Your objective =>
Print the listing from its top line through the line containing "var triA_muscovite = [[0.370, 0.190]];", nothing more, and leave out the pictures.

============

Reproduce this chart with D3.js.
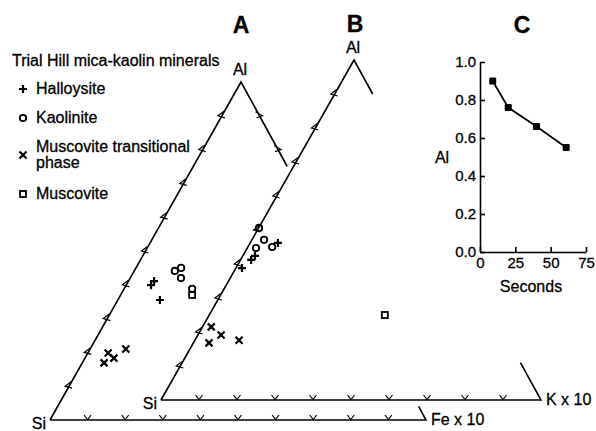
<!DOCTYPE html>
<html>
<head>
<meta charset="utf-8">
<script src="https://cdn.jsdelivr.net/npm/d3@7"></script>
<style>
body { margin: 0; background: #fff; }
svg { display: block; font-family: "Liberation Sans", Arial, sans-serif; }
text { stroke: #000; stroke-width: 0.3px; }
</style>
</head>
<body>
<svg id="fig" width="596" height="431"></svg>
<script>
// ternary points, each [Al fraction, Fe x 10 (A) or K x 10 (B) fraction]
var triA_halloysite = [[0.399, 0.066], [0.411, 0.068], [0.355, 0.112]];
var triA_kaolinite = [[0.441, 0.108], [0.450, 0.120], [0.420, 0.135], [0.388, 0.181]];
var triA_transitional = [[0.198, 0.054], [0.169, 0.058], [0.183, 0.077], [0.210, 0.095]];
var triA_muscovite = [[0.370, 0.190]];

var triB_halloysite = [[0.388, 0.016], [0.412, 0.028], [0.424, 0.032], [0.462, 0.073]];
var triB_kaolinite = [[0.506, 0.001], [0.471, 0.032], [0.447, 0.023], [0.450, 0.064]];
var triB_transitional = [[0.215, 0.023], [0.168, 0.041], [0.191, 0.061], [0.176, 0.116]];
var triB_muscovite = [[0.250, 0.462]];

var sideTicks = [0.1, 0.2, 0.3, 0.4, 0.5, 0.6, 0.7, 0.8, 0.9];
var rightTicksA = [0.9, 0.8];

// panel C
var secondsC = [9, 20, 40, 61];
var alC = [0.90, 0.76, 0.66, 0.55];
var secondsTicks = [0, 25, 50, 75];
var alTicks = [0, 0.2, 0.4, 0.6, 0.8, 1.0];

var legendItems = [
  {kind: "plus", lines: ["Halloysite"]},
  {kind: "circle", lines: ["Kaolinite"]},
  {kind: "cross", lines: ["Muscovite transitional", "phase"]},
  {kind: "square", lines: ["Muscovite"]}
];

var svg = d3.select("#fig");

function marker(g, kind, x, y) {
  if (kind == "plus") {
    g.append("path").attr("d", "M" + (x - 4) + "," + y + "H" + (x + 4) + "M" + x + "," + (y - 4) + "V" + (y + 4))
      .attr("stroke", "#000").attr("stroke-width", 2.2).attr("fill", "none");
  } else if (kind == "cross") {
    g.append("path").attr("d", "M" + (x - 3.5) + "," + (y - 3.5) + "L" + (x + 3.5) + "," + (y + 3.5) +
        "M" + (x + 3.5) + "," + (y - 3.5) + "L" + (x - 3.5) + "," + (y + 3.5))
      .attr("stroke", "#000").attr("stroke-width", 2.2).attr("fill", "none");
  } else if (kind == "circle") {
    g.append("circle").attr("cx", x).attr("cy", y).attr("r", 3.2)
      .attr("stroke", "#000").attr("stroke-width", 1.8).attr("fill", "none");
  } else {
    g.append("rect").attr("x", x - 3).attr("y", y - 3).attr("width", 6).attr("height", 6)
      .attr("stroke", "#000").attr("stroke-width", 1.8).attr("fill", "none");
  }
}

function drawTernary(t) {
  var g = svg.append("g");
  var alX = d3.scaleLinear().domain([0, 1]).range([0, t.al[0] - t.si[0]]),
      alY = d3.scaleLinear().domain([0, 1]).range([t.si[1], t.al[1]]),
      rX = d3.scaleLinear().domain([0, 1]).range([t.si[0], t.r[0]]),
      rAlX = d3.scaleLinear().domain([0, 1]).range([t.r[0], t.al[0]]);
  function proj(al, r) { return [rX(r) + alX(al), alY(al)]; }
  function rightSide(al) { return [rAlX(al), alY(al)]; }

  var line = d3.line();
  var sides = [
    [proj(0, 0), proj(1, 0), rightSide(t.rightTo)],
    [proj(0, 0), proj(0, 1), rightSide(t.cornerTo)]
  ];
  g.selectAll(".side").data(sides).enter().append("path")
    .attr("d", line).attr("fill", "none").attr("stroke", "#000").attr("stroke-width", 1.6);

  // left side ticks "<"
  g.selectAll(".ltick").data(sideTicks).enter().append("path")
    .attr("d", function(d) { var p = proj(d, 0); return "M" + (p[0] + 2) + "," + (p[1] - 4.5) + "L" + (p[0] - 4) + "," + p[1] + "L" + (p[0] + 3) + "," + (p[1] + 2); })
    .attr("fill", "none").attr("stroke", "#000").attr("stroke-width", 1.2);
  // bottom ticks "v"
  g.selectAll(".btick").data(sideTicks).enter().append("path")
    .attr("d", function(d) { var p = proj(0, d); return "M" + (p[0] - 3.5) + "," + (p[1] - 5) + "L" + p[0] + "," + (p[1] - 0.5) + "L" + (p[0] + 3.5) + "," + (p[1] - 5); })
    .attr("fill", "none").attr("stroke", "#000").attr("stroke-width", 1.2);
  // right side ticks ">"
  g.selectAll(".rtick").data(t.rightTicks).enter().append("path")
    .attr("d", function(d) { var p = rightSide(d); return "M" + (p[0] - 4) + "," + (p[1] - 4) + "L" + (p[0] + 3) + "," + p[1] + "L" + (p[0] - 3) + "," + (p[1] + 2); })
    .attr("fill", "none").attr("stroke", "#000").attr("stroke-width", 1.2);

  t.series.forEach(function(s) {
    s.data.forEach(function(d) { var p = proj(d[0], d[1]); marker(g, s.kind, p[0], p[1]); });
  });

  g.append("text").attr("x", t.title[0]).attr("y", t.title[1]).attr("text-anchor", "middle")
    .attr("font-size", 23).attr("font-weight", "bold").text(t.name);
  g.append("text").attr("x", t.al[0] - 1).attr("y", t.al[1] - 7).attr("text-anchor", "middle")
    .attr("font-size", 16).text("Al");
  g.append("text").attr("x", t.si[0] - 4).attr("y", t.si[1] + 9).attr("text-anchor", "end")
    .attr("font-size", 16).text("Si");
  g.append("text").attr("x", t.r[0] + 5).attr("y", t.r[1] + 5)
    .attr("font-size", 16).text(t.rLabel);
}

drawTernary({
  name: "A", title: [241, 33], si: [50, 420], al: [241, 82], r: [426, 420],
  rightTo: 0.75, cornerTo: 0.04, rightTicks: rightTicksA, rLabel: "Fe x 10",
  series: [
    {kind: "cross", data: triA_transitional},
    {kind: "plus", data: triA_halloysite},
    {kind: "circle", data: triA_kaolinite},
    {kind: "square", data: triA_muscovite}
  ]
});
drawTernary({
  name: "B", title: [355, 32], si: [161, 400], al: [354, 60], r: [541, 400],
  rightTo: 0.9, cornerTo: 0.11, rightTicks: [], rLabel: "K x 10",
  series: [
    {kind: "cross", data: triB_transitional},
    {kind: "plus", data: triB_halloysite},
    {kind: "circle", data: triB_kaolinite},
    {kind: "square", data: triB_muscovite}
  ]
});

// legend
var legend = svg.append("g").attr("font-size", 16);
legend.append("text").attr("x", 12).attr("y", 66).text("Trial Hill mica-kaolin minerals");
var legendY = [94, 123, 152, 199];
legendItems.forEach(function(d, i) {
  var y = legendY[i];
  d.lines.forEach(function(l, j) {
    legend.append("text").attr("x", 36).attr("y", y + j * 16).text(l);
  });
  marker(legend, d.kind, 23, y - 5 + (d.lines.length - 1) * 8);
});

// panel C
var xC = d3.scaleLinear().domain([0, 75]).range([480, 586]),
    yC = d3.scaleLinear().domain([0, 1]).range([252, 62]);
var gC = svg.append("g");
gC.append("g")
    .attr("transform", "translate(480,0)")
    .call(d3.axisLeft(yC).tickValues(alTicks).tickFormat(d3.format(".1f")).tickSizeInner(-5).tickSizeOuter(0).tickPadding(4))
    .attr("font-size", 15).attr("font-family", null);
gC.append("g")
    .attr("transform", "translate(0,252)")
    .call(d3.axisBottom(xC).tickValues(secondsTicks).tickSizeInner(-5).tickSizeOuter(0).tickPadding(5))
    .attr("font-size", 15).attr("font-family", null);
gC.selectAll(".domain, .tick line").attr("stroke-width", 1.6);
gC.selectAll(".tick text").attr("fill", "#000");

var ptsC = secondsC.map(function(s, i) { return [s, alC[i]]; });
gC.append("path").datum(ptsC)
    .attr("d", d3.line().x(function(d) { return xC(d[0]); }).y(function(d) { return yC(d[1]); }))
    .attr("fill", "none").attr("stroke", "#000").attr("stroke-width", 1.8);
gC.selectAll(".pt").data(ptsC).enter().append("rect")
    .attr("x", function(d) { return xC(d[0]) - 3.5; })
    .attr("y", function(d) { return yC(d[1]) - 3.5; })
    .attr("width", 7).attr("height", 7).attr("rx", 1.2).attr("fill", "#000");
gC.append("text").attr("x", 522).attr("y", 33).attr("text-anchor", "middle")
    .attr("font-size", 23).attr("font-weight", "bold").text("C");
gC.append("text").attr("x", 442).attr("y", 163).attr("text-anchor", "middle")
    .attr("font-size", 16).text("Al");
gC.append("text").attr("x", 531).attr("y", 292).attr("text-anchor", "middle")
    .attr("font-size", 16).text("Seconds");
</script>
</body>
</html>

============

Solution to this exercise =>
Reproduce this chart with D3.js.
<!DOCTYPE html>
<html>
<head>
<meta charset="utf-8">
<script src="https://cdn.jsdelivr.net/npm/d3@7"></script>
<style>
body { margin: 0; background: #fff; }
svg { display: block; font-family: "Liberation Sans", Arial, sans-serif; }
text { stroke: #000; stroke-width: 0.3px; }
</style>
</head>
<body>
<svg id="fig" width="596" height="431"></svg>
<script>
// ternary points, each [Al fraction, Fe x 10 (A) or K x 10 (B) fraction]
var triA_halloysite = [[0.399, 0.066], [0.411, 0.068], [0.355, 0.112]];
var triA_kaolinite = [[0.441, 0.108], [0.450, 0.120], [0.420, 0.135], [0.388, 0.181]];
var triA_transitional = [[0.198, 0.054], [0.169, 0.058], [0.183, 0.077], [0.210, 0.095]];
var triA_muscovite = [[0.370, 0.190]];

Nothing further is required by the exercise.